It is also expected to include many technological features borrowed from its larger sibling (shown above), including the e-4ORCE all-wheel drive system and electronic torque vectoring.
The flagship variant of the existing Ariya – which is expected to come onto the market in the US and Europe later this year – derives an impressive 290kW/600Nm from its dual-motor powertrain.
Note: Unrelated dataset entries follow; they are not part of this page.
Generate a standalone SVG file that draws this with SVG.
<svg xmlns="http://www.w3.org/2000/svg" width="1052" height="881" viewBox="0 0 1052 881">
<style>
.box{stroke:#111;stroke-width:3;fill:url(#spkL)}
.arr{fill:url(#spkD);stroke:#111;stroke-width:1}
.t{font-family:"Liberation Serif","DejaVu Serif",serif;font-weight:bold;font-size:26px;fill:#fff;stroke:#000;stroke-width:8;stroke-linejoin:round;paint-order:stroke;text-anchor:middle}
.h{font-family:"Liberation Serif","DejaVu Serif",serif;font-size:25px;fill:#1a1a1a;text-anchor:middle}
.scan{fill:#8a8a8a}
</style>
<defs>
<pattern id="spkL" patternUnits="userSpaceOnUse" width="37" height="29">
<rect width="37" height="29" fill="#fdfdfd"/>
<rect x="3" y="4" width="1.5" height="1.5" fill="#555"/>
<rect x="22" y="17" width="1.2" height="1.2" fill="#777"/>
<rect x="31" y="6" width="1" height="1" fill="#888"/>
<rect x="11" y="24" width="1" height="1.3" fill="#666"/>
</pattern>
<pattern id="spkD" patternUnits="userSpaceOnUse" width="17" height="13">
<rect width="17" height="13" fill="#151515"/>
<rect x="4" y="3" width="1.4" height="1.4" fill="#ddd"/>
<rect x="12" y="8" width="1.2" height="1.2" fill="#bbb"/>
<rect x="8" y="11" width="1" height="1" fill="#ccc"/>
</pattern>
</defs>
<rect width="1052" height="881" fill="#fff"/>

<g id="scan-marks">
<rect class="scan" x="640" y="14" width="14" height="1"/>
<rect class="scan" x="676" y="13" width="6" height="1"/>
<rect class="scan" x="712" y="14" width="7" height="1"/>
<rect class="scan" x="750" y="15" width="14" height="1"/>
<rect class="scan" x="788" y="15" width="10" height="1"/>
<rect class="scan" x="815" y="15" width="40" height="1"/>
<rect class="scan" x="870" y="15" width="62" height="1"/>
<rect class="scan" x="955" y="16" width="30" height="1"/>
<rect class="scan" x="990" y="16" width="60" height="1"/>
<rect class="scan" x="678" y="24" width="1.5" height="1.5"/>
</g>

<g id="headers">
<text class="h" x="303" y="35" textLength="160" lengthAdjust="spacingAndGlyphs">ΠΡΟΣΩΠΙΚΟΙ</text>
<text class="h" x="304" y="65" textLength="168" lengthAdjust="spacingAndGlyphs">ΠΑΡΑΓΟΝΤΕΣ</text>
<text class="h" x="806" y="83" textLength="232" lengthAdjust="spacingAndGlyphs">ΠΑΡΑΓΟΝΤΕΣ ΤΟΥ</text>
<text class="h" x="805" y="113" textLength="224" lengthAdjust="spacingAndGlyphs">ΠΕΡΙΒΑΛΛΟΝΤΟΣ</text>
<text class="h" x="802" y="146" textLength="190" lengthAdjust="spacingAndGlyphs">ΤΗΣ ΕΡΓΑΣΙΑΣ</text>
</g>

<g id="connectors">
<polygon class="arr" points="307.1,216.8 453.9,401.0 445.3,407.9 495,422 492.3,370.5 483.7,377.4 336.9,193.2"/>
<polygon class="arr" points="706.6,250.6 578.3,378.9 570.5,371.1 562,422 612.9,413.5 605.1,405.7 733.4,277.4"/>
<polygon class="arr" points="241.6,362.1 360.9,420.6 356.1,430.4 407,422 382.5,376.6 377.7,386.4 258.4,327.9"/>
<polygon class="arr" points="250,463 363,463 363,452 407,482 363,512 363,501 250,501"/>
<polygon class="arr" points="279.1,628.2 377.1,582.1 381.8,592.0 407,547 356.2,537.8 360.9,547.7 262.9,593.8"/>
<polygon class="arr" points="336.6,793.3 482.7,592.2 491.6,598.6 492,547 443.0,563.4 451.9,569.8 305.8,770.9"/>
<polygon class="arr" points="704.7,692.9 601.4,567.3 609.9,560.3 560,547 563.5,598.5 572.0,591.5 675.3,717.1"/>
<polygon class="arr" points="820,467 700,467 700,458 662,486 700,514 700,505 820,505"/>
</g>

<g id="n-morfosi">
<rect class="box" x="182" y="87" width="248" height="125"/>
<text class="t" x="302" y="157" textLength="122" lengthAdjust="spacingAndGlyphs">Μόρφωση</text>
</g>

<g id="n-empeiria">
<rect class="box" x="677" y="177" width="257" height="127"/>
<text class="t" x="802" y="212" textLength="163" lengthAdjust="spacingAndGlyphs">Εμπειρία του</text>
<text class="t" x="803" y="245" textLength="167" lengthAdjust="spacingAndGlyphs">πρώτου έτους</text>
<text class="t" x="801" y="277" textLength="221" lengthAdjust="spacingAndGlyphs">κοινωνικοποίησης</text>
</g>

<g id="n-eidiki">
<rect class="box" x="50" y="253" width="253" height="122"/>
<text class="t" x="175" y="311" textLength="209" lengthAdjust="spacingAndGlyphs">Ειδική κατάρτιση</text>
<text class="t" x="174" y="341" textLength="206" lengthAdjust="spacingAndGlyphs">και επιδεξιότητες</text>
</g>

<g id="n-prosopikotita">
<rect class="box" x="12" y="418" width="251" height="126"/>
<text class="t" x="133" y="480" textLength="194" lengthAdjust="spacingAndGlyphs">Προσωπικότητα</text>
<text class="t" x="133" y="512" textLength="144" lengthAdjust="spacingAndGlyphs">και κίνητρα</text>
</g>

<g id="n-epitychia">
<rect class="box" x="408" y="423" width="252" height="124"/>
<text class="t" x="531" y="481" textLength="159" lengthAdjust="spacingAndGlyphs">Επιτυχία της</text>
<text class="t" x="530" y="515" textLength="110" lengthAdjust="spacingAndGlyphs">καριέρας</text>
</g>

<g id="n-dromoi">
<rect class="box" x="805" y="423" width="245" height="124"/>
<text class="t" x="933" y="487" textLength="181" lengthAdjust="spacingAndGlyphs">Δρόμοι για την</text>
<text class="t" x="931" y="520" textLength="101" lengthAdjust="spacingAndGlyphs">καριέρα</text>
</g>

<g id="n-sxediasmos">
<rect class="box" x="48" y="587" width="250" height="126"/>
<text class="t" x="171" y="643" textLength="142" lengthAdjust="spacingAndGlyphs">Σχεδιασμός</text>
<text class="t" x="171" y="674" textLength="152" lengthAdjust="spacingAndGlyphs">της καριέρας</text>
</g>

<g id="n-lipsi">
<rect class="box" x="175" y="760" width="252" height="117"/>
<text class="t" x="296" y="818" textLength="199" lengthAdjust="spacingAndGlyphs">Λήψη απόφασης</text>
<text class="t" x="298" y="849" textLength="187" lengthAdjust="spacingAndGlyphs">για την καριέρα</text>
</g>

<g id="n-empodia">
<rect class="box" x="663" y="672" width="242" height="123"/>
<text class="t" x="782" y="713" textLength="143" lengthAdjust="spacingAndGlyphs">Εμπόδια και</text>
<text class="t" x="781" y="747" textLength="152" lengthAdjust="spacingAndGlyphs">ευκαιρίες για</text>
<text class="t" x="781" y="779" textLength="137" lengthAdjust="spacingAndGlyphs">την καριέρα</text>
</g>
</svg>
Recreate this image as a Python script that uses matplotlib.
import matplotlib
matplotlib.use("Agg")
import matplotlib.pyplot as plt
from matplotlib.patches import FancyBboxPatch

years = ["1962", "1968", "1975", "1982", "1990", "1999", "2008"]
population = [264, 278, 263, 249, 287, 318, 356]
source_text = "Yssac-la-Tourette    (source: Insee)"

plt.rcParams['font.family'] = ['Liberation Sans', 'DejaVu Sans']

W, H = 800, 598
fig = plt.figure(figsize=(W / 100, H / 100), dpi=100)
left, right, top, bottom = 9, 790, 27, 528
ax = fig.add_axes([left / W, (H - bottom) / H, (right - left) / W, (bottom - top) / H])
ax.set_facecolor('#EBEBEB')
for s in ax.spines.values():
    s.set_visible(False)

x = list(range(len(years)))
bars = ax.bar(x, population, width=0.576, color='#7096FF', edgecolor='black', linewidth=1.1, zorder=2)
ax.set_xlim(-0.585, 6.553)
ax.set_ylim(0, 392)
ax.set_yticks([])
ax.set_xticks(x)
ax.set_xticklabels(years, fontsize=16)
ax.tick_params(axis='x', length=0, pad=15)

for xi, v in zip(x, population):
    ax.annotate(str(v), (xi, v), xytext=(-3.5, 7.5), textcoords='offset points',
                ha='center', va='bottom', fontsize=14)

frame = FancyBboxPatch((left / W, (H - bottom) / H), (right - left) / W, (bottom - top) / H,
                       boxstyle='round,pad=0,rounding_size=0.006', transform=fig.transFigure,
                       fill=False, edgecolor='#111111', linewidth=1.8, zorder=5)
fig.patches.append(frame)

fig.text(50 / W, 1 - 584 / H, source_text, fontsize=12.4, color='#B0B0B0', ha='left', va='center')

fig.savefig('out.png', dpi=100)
This allows the benchmark 0-100km/h sprint to be completed in a claimed 5.1 seconds, on the way to a top speed of 201km/h.
It's possible the new compact car will boast similar performance figures in range-topping guise, though its lighter kerb weight should mean similar acceleration and top speed claims can be achieved with less power and torque.
Auto Express suggests the Ariya's smaller 63kWh battery will be offered, likely delivering a range in the smaller vehicle of around 400 kilometres.
Assuming the Ariya's larger 87kWh pack was to be available, it would theoretically give the small SUV a WLTP-rated driving range in excess of 500km.
A spokesperson for Nissan in Australia confirmed the CMF-EV architecture would ultimately underpin other models in the Japanese brand’s line-up, however was unable to comment specifically on the prospect of a smaller cousin to the Ariya.
The Ariya is yet to be officially confirmed for the local market. However, if it does make its way into Australian showrooms, this is unlikely to happen before 2023.
As for its smaller cousin, it's unclear when it will arrive, however Nissan has confirmed it will introduce a further four new electric vehicles globally (excluding Ariya) within the next three years.